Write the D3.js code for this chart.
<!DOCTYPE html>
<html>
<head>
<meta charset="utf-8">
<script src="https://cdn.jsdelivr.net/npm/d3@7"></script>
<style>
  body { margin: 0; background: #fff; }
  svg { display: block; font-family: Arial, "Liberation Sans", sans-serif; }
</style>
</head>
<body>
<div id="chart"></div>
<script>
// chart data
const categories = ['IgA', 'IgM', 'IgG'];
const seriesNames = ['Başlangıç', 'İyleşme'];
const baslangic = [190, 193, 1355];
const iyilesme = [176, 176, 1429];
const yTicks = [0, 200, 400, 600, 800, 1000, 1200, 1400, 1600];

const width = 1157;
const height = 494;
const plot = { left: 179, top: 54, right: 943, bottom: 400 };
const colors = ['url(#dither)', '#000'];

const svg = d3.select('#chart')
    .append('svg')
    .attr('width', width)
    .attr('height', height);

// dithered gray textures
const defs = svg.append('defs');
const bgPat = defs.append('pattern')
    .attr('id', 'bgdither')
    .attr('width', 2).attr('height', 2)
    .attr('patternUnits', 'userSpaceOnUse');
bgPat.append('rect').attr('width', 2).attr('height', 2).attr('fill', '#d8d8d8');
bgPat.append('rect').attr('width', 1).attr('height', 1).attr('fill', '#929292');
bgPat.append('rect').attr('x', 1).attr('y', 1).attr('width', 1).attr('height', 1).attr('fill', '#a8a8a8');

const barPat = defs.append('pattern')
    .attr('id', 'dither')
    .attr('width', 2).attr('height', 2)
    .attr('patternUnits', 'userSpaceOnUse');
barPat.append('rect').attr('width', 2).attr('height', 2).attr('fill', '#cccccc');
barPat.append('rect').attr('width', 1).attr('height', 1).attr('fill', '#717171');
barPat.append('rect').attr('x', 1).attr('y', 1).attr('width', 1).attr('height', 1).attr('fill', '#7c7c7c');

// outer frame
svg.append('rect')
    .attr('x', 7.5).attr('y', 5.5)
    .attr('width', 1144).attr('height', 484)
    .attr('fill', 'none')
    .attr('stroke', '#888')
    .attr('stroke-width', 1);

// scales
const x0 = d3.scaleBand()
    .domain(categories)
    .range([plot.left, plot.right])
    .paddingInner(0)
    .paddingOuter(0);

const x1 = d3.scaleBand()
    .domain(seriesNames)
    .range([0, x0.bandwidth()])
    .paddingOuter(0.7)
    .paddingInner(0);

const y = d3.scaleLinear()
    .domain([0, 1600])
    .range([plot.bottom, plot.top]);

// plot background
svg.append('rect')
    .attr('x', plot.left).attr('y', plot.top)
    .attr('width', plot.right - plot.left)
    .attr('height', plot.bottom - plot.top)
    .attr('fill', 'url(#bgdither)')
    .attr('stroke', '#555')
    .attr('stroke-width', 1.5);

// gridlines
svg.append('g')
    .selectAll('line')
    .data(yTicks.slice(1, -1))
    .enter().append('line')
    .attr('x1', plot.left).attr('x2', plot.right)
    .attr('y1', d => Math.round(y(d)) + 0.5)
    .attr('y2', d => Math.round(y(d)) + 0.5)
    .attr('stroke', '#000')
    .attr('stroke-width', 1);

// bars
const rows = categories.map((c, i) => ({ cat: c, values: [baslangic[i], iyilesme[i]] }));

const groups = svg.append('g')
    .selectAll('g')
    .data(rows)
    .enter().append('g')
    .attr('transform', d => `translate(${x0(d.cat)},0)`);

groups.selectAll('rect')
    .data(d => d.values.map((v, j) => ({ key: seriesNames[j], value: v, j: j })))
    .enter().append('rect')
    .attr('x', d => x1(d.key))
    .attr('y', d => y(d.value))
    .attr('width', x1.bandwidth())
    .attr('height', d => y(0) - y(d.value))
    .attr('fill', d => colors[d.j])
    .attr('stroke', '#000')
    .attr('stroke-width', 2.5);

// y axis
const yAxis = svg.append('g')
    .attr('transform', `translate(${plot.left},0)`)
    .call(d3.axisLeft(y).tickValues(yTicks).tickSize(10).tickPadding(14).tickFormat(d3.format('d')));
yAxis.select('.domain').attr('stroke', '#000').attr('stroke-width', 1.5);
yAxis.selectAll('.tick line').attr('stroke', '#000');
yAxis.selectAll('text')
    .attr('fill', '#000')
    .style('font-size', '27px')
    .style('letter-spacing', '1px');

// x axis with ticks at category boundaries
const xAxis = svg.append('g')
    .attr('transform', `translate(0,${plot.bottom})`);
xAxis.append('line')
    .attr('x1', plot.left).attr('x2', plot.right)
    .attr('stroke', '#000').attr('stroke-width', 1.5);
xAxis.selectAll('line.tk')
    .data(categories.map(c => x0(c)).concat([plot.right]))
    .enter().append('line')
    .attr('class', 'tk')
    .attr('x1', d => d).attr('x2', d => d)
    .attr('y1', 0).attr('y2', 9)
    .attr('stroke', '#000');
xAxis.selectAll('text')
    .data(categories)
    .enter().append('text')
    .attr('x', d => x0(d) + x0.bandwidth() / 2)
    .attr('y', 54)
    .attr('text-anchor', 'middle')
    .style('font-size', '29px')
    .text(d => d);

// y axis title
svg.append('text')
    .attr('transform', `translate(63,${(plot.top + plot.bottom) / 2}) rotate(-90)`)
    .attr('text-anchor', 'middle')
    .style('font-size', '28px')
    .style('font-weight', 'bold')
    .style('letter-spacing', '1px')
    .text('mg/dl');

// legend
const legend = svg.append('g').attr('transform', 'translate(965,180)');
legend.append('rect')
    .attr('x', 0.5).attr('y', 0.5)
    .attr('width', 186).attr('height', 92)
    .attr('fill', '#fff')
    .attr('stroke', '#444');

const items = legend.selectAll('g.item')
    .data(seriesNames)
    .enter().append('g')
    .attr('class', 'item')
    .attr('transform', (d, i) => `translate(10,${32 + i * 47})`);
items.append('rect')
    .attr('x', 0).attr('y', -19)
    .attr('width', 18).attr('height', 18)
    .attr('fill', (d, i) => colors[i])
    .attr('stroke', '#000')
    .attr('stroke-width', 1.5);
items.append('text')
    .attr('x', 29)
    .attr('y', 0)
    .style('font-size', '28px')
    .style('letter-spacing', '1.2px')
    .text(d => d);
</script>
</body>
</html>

----------------------------------------

- **WRITTEN REQUEST**: Within the listing above, find every line containing the string "chart" and return it.

- **SOLUTION**:
Write the D3.js code for this chart.
<div id="chart"></div>
// chart data
const svg = d3.select('#chart')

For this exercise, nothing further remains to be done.